I cleared my throat. ‘Do you and Fiona have children?’
‘Two – a boy and a girl; they’re both at boarding school.’
‘Don’t you miss them?’
‘Desperately. I’d much rather have them at home with us, but Fiona doesn’t think it’s practical with the long hours we both work. The kids love it, though, and they’re both doing incredibly well academically. To be honest, it’s no bad thing that they’re out of the way right now when things are so tense at home between Fiona and me.’ He laid both hands on the table, palms down. ‘Anyway, I have no intention of boring you to death with tales of the woeful state of my marriage. Tell me more about you. Are you from London originally?’
‘No, I grew up in Reigate in Surrey, mainly because it’s commuting distance from Gatwick. Dad used to be a pilot for one of the big airlines and Mum was cabin crew – at least, she was until I came along.
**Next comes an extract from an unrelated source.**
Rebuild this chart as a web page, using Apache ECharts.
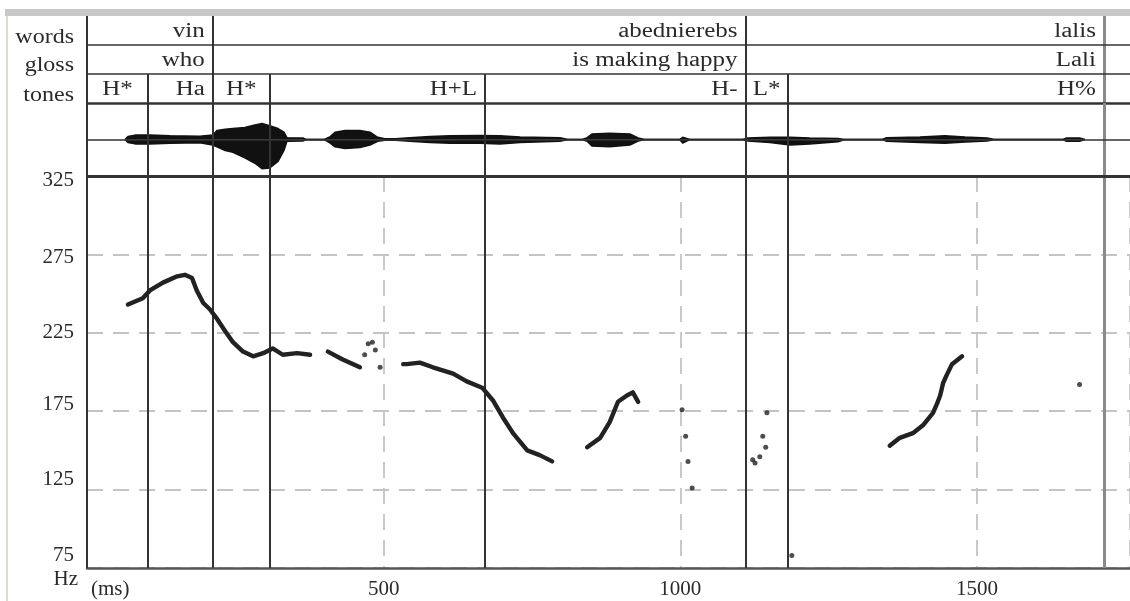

After that, she worked in a travel agent’s.’ I paused as I conjured up a mental image of my parents. ‘Even after forty years of marriage, they’re still really in love; they actually hold hands when they’re out shopping together, would you believe?’
Pete smiled. ‘I think that’s wonderful. What about brothers and sisters?’
‘One brother, younger than me; he’s a pilot too.’
‘So why did you decide to break with family tradition and pursue a career in pharmacy?’
‘I was good at sciences and I wanted a career that involved helping people. I knew I’d never stick ten years of medical training, so pharmacy seemed like the next best thing.’